Sunday, October 07, 2012

Canon law allows property transfers to be concealed

Religious orders can avoid getting the consent of the Charity Commissioners when they are transferring protected property if they conduct deals under canon law instead.

The orders have been advised that canon law is considered a separate jurisdiction and once a transfer complies with its constitution, it does not have to go through Irish legal procedures.
There are strict rules under canon law governing how property is kept and passed on. For this reason orders have typically preferred to deal with the Charity Commissioners.

While the property of individual provinces is considered their own under canon law, all sales above certain thresholds must be authorised by a diocesan bishop or the Holy See.

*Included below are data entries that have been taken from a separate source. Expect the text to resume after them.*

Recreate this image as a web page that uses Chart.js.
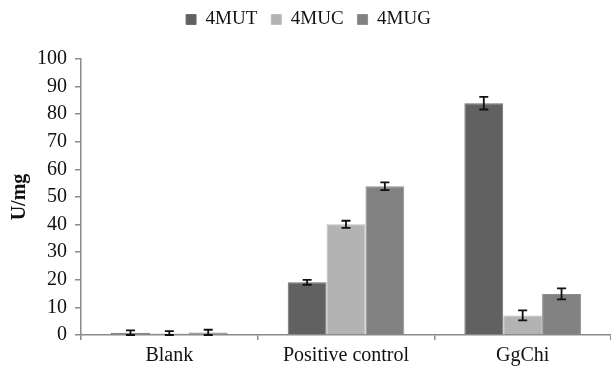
<!DOCTYPE html>
<html>
<head>
<meta charset="utf-8">
<script src="https://cdn.jsdelivr.net/npm/chart.js@4"></script>
<style>
html,body{margin:0;padding:0;background:#fff;}
</style>
</head>
<body>
<canvas id="c" width="611" height="367" style="display:block;width:611px;height:367px"></canvas>
<script>
const categories = ["Blank", "Positive control", "GgChi"];
const seriesNames = ["4MUT", "4MUC", "4MUG"];
const mut = [0.8, 19.1, 84.0];
const muc = [0.5, 40.1, 7.1];
const mug = [0.9, 53.9, 14.9];
const mutErr = [0.9, 0.9, 2.3];
const mucErr = [0.9, 1.3, 1.8];
const mugErr = [1.0, 1.4, 2.0];
const yTicks = [0, 10, 20, 30, 40, 50, 60, 70, 80, 90, 100];

const FONT = "'Liberation Serif', 'Times New Roman', serif";
const fills = ["#616161", "#b3b3b3", "#818181"];
const borders = ["#6e6e6e", "#bdbdbd", "#8f8f8f"];

const errorBars = {
  id: 'errorBars',
  afterDatasetsDraw(chart) {
    const ctx = chart.ctx;
    const y = chart.scales.y;
    ctx.save();
    ctx.strokeStyle = '#111';
    ctx.lineWidth = 1.8;
    chart.data.datasets.forEach((ds, i) => {
      const meta = chart.getDatasetMeta(i);
      meta.data.forEach((bar, j) => {
        const v = ds.data[j], e = ds.errors[j];
        const x = bar.x;
        const top = y.getPixelForValue(v + e);
        const bot = y.getPixelForValue(Math.max(v - e, 0));
        ctx.beginPath();
        ctx.moveTo(x, top); ctx.lineTo(x, bot);
        ctx.moveTo(x - 4.5, top); ctx.lineTo(x + 4.5, top);
        ctx.moveTo(x - 4.5, bot); ctx.lineTo(x + 4.5, bot);
        ctx.stroke();
      });
    });
    ctx.restore();
  }
};

const legendSpace = {
  id: 'legendSpace',
  beforeInit(chart) {
    const orig = chart.legend.fit;
    chart.legend.fit = function() {
      orig.call(this);
      this.height += 20;
    };
  }
};

new Chart(document.getElementById('c'), {
  type: 'bar',
  data: {
    labels: categories,
    datasets: [
      {label: seriesNames[0], data: mut, errors: mutErr, backgroundColor: fills[0], borderColor: borders[0], borderWidth: 1},
      {label: seriesNames[1], data: muc, errors: mucErr, backgroundColor: fills[1], borderColor: borders[1], borderWidth: 1},
      {label: seriesNames[2], data: mug, errors: mugErr, backgroundColor: fills[2], borderColor: borders[2], borderWidth: 1}
    ]
  },
  options: {
    responsive: false,
    animation: false,
    devicePixelRatio: 1,
    layout: {padding: {top: -4, right: 0, left: 6, bottom: -5}},
    datasets: {bar: {categoryPercentage: 0.66, barPercentage: 1.0}},
    plugins: {
      legend: {
        position: 'top',
        labels: {
          font: {family: FONT, size: 19},
          color: '#111',
          boxWidth: 10, boxHeight: 10,
          padding: 14
        }
      },
      tooltip: {enabled: false}
    },
    scales: {
      x: {
        offset: true,
        grid: {display: true, drawOnChartArea: false, offset: true, tickLength: 5, color: '#8a8a8a', lineWidth: 1.5},
        border: {display: true, color: '#8a8a8a', width: 1.5},
        ticks: {font: {family: FONT, size: 20}, color: '#111', padding: 4, maxRotation: 0}
      },
      y: {
        min: 0, max: 100,
        afterBuildTicks(axis) { axis.ticks = yTicks.map(v => ({value: v})); },
        grid: {display: true, drawOnChartArea: false, tickLength: 6, color: '#8a8a8a', lineWidth: 1.5},
        border: {display: true, color: '#8a8a8a', width: 1.5},
        ticks: {font: {family: FONT, size: 20}, color: '#111', padding: 8},
        title: {display: true, text: 'U/mg', font: {family: FONT, size: 20, weight: 'bold'}, color: '#111', padding: {top: 2, bottom: -3}}
      }
    }
  },
  plugins: [errorBars, legendSpace]
});
</script>
</body>
</html>
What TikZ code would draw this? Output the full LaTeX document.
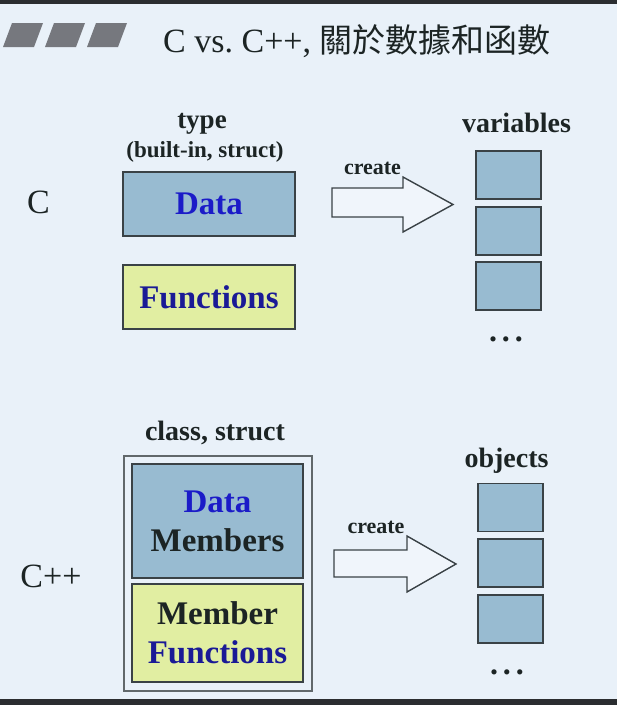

In order for sales to be allowed, they must also comply with rules of each congregation. Even if an order ceases to exist, only the Holy See can authorise redistribution of its assets.

The religious orders received a number of briefings on their property assets and portfolio prospects ahead of the formation of the new charities legislation.

The orders had expressed concern that all of their properties, even those separate from the provision of frontline services, would be subjected to the watch of the Charity Commissioners.

At the Association of Bursars of Religious Institutes annual conference in 2007, the legal speaker advised them that the best option was to vest property in the name of individual members in their baptismal name.

This would not need to be brought to the attention of the Charity Commissioners.

However, separate conference papers describe the difficulties orders have with canon law, and members of religious orders cannot sell the property as it is still controlled by the order.

However, if bank loans and mortgages are required, it is likely the relationship between the order and the individual would need to be identified.